## Do this
Each line from the line with "Convert this chart" to the line with "anos = list(range(1987, 2018))", inclusive, is to be repeated exactly; no other line and no picture belongs in the copy.

═════ Given data

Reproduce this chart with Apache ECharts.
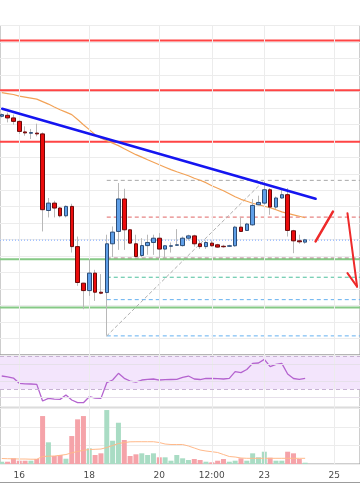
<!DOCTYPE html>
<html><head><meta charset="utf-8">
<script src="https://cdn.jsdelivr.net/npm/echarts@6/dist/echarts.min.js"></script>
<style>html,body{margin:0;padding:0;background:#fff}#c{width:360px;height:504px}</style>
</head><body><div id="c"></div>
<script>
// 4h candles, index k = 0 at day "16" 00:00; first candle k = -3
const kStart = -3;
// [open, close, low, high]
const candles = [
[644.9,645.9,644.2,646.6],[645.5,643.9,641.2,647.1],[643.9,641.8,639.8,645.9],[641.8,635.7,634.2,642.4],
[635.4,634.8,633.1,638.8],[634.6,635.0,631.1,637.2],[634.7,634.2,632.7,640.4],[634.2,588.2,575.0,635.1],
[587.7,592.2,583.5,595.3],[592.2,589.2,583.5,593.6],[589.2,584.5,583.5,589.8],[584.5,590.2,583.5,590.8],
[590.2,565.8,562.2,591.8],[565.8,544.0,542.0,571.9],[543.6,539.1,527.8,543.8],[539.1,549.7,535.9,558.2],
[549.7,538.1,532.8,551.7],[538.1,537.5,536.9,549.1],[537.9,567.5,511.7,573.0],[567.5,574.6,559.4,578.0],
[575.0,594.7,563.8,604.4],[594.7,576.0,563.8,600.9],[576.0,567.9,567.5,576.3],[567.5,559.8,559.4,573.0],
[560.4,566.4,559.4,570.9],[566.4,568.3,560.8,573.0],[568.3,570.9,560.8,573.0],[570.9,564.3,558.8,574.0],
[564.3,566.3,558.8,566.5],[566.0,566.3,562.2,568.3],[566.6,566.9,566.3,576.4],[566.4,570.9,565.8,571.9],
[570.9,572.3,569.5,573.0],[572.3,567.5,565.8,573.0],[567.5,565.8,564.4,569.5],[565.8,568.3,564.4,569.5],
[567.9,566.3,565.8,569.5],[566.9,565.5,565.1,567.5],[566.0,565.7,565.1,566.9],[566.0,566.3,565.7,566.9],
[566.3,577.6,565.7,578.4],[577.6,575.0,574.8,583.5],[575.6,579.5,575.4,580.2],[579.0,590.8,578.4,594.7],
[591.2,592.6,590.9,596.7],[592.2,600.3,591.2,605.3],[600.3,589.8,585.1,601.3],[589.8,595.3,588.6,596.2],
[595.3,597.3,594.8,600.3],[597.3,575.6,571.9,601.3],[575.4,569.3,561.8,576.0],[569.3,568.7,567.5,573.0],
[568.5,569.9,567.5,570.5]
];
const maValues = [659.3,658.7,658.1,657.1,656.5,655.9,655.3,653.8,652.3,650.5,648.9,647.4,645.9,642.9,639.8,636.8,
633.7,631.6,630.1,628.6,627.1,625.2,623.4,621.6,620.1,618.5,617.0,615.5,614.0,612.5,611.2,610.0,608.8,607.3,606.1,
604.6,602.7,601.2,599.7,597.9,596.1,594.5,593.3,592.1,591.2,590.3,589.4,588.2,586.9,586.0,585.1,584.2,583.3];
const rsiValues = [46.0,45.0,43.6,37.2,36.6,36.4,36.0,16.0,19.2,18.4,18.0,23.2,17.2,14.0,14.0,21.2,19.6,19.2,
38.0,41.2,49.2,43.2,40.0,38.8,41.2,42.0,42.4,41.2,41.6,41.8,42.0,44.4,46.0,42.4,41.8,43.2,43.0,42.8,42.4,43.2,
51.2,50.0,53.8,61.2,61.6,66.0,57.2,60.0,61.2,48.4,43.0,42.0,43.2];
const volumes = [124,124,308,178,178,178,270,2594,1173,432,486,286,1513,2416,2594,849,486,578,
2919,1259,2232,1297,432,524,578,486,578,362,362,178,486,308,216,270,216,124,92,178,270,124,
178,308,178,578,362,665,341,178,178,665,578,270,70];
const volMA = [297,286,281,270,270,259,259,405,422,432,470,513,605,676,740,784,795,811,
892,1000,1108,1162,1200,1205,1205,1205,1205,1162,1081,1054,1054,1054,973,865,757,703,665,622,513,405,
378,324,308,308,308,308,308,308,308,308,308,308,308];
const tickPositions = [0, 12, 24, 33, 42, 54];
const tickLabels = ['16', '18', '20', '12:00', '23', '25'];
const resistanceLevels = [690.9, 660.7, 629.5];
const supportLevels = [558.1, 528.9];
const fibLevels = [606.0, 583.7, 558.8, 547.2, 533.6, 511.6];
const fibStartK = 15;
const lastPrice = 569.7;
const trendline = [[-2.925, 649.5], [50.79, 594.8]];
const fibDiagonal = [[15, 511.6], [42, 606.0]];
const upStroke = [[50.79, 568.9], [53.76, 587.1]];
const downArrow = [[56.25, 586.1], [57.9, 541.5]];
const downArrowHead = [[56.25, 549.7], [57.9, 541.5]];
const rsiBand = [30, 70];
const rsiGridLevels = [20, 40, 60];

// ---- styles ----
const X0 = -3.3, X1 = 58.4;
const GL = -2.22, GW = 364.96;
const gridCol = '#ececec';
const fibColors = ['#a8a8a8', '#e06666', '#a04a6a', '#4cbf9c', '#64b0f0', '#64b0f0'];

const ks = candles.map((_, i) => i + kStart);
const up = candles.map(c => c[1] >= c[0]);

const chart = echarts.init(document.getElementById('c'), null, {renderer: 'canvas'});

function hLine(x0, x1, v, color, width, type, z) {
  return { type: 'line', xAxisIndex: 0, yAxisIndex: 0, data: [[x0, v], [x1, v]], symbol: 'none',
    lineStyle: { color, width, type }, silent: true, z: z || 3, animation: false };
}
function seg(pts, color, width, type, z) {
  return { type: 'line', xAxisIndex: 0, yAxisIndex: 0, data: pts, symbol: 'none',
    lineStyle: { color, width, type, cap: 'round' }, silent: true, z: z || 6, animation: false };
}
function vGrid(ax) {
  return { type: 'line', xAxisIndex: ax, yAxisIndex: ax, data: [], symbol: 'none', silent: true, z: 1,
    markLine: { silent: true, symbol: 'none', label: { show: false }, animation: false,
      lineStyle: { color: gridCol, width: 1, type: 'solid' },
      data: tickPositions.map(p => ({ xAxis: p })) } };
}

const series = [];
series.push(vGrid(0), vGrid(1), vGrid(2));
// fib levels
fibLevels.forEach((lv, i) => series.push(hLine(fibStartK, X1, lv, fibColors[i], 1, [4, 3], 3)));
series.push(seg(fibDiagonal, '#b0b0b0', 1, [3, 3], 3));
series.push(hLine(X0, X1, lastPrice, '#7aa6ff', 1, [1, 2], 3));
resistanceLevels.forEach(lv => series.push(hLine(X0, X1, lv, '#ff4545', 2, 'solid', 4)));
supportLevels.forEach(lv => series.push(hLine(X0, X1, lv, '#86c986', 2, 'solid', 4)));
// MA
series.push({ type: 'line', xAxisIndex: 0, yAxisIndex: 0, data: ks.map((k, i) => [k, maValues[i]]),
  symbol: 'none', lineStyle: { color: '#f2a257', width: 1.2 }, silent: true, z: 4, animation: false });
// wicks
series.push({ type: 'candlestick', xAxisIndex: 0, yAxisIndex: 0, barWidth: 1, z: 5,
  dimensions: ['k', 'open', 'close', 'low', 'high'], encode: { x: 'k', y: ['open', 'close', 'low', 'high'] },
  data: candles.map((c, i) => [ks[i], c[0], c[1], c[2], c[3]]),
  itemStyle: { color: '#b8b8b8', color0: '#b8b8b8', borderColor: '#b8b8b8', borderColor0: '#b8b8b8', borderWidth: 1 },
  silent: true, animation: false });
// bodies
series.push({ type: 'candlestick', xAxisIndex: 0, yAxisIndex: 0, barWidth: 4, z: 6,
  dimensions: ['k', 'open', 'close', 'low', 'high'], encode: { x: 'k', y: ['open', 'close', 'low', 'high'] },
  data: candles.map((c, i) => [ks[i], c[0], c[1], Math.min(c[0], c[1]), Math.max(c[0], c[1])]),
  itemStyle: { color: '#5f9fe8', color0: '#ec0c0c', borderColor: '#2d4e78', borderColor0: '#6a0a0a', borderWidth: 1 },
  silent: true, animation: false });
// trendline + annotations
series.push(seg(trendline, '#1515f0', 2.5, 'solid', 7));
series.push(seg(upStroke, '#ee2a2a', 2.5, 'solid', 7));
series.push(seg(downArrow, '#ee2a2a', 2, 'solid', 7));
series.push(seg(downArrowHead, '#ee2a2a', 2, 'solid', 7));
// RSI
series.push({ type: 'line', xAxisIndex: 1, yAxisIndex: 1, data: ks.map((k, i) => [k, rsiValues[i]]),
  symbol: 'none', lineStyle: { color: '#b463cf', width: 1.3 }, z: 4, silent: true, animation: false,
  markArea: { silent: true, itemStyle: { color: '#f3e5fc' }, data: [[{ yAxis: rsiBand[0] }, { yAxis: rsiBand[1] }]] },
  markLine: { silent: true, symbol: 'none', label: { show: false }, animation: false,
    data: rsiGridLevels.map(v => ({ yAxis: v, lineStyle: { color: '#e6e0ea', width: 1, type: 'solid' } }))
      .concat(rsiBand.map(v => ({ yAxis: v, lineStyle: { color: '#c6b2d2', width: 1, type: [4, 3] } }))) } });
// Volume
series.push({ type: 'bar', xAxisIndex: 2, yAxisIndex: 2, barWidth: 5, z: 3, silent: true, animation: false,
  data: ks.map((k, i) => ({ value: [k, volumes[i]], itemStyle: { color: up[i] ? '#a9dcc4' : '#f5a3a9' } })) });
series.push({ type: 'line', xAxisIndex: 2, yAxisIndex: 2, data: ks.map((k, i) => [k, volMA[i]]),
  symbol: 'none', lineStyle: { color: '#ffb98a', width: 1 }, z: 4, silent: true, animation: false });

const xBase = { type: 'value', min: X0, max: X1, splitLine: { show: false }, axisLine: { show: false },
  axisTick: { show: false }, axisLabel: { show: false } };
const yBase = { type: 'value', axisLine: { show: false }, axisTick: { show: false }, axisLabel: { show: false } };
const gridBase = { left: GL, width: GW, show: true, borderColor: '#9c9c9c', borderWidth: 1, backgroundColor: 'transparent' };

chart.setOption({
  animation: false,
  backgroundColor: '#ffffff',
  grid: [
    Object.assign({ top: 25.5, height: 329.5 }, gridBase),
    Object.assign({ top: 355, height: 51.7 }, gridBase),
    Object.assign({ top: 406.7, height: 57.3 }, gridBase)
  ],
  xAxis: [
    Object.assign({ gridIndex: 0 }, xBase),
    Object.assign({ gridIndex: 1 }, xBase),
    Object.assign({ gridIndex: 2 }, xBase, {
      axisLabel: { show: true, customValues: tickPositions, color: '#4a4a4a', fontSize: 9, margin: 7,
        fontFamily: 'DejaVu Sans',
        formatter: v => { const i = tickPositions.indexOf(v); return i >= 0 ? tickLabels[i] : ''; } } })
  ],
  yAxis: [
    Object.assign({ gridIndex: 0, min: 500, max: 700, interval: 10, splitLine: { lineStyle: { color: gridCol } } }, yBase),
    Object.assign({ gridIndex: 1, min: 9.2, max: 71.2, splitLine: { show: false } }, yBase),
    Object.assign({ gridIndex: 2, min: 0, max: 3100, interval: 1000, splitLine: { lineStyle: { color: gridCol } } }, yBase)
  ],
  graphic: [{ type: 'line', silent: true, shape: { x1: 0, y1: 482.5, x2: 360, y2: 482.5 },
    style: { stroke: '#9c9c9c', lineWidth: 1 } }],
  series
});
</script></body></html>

══════════
═════ Given data

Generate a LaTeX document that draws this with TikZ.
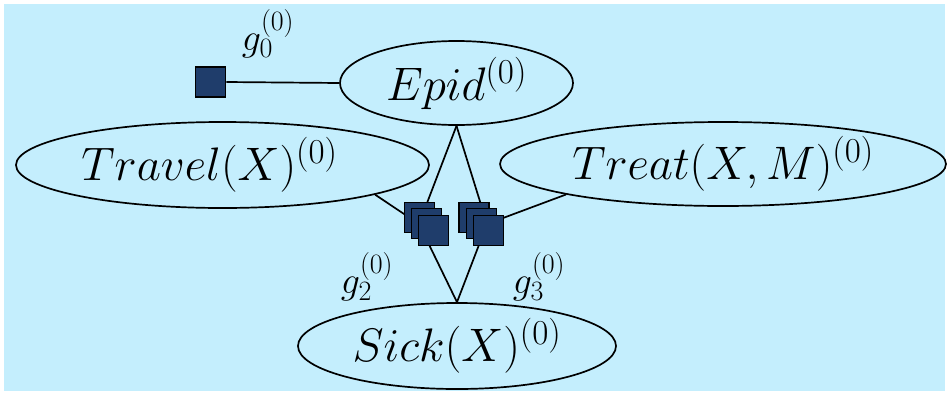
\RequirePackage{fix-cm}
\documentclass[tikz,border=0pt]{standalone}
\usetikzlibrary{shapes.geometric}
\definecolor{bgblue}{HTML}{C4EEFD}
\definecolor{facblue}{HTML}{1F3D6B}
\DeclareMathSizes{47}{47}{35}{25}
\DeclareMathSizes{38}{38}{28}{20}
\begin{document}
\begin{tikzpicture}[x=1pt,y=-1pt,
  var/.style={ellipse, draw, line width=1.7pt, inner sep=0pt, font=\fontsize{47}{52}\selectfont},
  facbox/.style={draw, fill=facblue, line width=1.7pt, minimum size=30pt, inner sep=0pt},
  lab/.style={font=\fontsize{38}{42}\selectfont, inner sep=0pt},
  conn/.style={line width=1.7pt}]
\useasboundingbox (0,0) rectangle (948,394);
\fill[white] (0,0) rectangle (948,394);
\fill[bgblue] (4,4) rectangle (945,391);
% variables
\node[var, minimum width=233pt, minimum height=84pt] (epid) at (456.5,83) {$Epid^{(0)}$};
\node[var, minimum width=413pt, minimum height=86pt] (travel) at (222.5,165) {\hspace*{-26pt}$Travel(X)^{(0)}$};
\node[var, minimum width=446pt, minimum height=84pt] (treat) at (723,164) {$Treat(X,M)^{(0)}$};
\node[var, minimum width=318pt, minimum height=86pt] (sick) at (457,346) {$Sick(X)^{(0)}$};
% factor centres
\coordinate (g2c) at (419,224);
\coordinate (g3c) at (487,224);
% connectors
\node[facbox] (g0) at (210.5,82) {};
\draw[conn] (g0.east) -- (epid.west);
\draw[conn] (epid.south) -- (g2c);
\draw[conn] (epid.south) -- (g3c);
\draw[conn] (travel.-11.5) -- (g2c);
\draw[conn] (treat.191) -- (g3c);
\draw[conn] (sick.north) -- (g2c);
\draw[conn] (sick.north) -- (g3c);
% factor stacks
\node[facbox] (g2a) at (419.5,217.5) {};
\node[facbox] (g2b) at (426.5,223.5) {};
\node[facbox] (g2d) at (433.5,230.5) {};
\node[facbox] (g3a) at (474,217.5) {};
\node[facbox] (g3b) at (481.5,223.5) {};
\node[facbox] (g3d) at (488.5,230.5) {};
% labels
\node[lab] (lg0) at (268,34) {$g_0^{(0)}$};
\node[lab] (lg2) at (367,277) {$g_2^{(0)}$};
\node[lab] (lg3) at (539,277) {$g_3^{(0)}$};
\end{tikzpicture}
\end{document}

══════════
═════ Given data

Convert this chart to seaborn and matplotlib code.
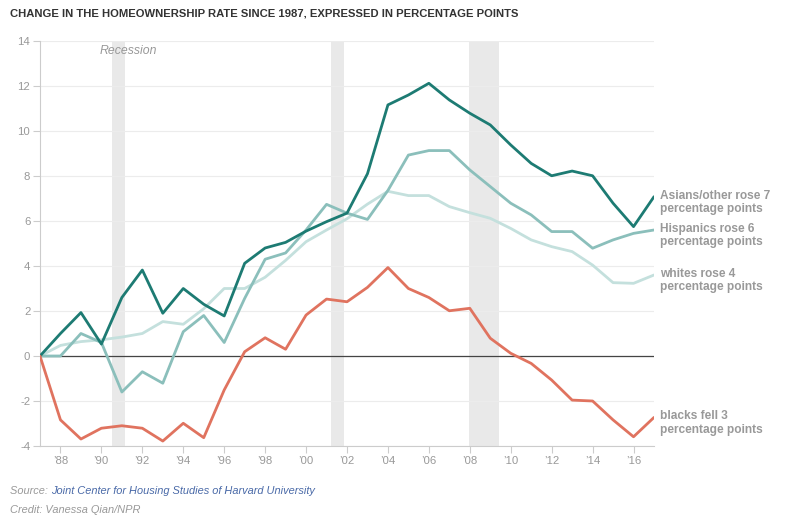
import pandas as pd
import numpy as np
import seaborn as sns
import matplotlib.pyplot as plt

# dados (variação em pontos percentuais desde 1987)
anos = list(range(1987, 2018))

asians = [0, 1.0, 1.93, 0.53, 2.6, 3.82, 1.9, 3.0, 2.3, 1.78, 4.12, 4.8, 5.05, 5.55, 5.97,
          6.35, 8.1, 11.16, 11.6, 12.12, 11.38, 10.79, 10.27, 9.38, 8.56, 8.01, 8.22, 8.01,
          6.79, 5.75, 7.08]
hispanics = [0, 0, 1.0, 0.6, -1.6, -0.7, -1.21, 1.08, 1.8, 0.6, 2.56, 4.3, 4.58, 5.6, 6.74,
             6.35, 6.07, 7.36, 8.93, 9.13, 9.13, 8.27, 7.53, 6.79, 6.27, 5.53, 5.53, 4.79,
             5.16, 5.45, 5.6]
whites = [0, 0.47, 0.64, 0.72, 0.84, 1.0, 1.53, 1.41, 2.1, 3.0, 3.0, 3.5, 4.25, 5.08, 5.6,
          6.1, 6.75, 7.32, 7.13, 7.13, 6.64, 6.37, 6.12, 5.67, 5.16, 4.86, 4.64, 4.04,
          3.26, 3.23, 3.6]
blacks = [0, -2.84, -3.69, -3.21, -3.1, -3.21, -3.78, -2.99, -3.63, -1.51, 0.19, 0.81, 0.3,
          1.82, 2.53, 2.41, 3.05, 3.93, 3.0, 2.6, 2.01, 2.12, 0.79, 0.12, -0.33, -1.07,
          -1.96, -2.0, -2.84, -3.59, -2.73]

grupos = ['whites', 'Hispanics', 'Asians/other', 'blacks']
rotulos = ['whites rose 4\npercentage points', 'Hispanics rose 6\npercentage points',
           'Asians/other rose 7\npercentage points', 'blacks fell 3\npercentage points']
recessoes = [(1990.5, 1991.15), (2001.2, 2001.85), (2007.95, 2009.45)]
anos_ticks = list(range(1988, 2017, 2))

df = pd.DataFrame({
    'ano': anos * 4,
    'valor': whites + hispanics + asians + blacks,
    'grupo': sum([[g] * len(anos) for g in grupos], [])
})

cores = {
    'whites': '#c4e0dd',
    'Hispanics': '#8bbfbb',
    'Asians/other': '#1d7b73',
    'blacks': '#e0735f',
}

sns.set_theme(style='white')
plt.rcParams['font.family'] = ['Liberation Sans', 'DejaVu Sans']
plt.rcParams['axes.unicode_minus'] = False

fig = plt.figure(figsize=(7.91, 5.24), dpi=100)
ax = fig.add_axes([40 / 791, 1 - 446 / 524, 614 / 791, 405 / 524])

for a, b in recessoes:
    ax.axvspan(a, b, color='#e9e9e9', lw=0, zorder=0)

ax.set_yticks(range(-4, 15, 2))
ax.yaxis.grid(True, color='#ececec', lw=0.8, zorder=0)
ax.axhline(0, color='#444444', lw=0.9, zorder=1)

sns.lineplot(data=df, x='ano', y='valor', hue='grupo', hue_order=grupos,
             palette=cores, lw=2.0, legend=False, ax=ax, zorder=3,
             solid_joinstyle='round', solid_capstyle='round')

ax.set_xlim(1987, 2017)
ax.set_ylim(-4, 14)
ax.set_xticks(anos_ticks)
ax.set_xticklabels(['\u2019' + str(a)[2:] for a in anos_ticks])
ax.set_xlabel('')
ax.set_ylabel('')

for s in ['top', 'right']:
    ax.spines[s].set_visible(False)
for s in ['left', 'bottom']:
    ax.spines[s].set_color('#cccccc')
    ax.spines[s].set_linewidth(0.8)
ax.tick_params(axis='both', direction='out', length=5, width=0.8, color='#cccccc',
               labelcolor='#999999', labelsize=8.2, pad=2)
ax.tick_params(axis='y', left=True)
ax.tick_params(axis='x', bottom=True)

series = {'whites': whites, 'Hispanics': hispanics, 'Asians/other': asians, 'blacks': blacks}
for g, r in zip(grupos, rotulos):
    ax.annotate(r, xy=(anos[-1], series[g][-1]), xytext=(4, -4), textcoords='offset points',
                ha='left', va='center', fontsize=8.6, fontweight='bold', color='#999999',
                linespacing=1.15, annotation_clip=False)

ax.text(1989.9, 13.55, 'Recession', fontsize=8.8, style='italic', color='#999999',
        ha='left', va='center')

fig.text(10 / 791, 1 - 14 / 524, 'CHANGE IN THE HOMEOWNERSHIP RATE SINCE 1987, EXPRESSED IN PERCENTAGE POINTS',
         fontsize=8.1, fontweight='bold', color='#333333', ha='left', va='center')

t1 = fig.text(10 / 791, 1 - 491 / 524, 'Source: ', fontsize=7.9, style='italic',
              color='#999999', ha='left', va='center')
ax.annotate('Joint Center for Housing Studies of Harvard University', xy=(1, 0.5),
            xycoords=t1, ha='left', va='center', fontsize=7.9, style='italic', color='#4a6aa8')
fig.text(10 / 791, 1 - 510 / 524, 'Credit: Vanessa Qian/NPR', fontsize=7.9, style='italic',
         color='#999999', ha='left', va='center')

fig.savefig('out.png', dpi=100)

══════════

## Answer to this task
Convert this chart to seaborn and matplotlib code.
import pandas as pd
import numpy as np
import seaborn as sns
import matplotlib.pyplot as plt

# dados (variação em pontos percentuais desde 1987)
anos = list(range(1987, 2018))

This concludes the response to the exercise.